■ DIRECTIONS: Skip the pictures, please, and write out exactly the lines from the opening of the data through the line containing "import numpy as np".
---------------
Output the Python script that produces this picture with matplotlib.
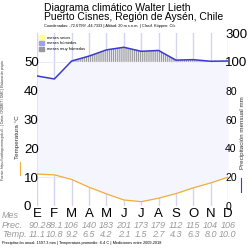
import matplotlib
matplotlib.use("Agg")
import matplotlib.pyplot as plt
import matplotlib.patches as mpatches
import numpy as np

plt.rcParams["font.family"] = ["Liberation Sans", "DejaVu Sans"]

meses = ["E", "F", "M", "A", "M", "J", "J", "A", "S", "O", "N", "D"]
prec = [90.2, 88.1, 106, 140, 183, 201, 173, 179, 112, 115, 104, 106]
temp = [11.1, 10.8, 9.2, 6.5, 4.2, 2.1, 1.5, 2.7, 4.3, 6.3, 8.0, 10.0]
prec_ticks = [0, 20, 40, 60, 80, 100, 300]


def _escala_prec(p):
    # 20 mm = 10 C hasta 100 mm, luego comprimido
    p = np.asarray(p, dtype=float)
    return np.where(p <= 100, p / 2.0, 50 + (p - 100) / 20.0)


x = np.arange(12)
p_esc = _escala_prec(prec)
t = np.array(temp)

fig = plt.figure(figsize=(2.5, 2.5), dpi=100)
ax = fig.add_axes([0.148, 0.176, 0.764, 0.692])
ax.set_xlim(0, 11)
ax.set_ylim(0, 60)

for xi in x:
    ax.axvline(xi, color="#d3d3f2", lw=1.0, zorder=0)
for yi in range(10, 60, 10):
    ax.axhline(yi, color="#e6e6f8", lw=0.6, zorder=0)

# meses humedos
ax.fill_between(x, t, np.minimum(p_esc, 50), where=p_esc > t, color="#f5f5fd", lw=0, zorder=0.5)
# meses muy humedos (>100 mm)
plt.rcParams["hatch.linewidth"] = 0.6
plt.rcParams["hatch.color"] = "#8c8c8c"
ax.fill_between(x, 50, p_esc, where=p_esc > 50, interpolate=True, facecolor="#e4e4ea",
                edgecolor="#8c8c8c", hatch="||||||||", lw=0, zorder=2)

ax.plot(x, p_esc, color="#3a3ad0", lw=1.1, zorder=4)
ax.plot(x, t, color="#f2ad3a", lw=0.9, zorder=4)

for s in ax.spines.values():
    s.set_visible(False)
ax.set_xticks(x)
ax.set_xticklabels(meses, fontsize=9.5)
ax.tick_params(axis="x", length=0, pad=1.5)
ax.set_yticks(range(0, 60, 10))
ax.set_yticklabels([str(v) for v in range(0, 60, 10)], fontsize=9.5, ha="left")
ax.tick_params(axis="y", length=0, pad=9.4)

ax2 = ax.twinx()
ax2.set_ylim(0, 60)
ax2.set_yticks(_escala_prec(prec_ticks))
ax2.set_yticklabels([str(v) for v in prec_ticks])
for lab, v in zip(ax2.get_yticklabels(), prec_ticks):
    lab.set_fontsize(9.5 if v >= 100 else 7.5)
ax2.tick_params(axis="y", length=0, pad=-2)
for s in ax2.spines.values():
    s.set_visible(False)

# titulos
fig.text(0.176, 0.968, "Diagrama climático Walter Lieth", fontsize=7.5, va="center")
fig.text(0.176, 0.932, "Puerto Cisnes, Región de Aysén, Chile", fontsize=7.5, va="center")
fig.text(0.176, 0.897, "Coordenadas: -72.6799/ -44.7333 | Altitud: 20 m s.n.m. | Clasif. Köppen: Cfc",
         fontsize=2.8, va="center")

# leyenda
handles = [mpatches.Patch(color="#ffff99", label="meses secos"),
           mpatches.Patch(color="#a0a0f0", label="meses húmedos"),
           mpatches.Patch(color="#9a9a9a", label="meses muy húmedos")]
ax.legend(handles=handles, loc="upper left", fontsize=2.9, frameon=False,
          handlelength=1.2, handleheight=1.2, borderaxespad=0.2, labelspacing=0.3)

# etiquetas de ejes
fig.text(0.068, 0.45, "Temperatura °C", fontsize=4.5, rotation=90, va="center", ha="center", color="#333333")
fig.add_artist(plt.Line2D([0.078, 0.078], [0.30, 0.352], color="#f2ad3a", lw=0.8))
fig.text(0.97, 0.47, "Precipitación mensual mm", fontsize=4.5, rotation=90, va="center", ha="center",
         color="#333333")
fig.add_artist(plt.Line2D([0.965, 0.965], [0.232, 0.288], color="#3a3ad0", lw=0.8))
fig.text(0.012, 0.52, "Fuente: https://catalogo.mma.gob.cl/... | Datos: CR2MET / DMC | Elaboración propia",
         fontsize=2.3, rotation=90, va="center", ha="center", color="#333333")

# tabla inferior
gris = "#9a9a9a"
fig.text(0.008, 0.14, "Mes", fontsize=6.5, style="italic", color=gris, va="center")
fig.text(0.008, 0.10, "Prec.", fontsize=6.5, style="italic", color=gris, va="center")
fig.text(0.008, 0.062, "Temp.", fontsize=6.5, style="italic", color=gris, va="center")
for xi, p, tt in zip(x, prec, temp):
    xf = (ax.transData + fig.transFigure.inverted()).transform((xi, 0))[0]
    fig.text(xf, 0.10, f"{p:g}", fontsize=6.5, style="italic", color=gris, va="center", ha="center")
    fig.text(xf, 0.062, f"{tt:.1f}", fontsize=6.5, style="italic", color=gris, va="center", ha="center")

fig.text(0.008, 0.028, "Precipitación anual: %.1f mm | Temperatura promedio: %.1f C | Mediciones entre 2009-2018"
         % (sum(prec), np.mean(temp)), fontsize=2.8, va="center")

fig.savefig("out.png", dpi=100)
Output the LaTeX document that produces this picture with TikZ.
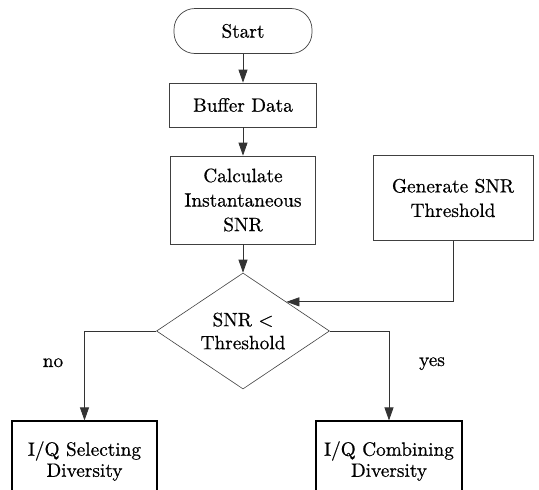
---------------
■ THE RESULT:
Output the Python script that produces this picture with matplotlib.
import matplotlib
matplotlib.use("Agg")
import matplotlib.pyplot as plt
import matplotlib.patches as mpatches
import numpy as np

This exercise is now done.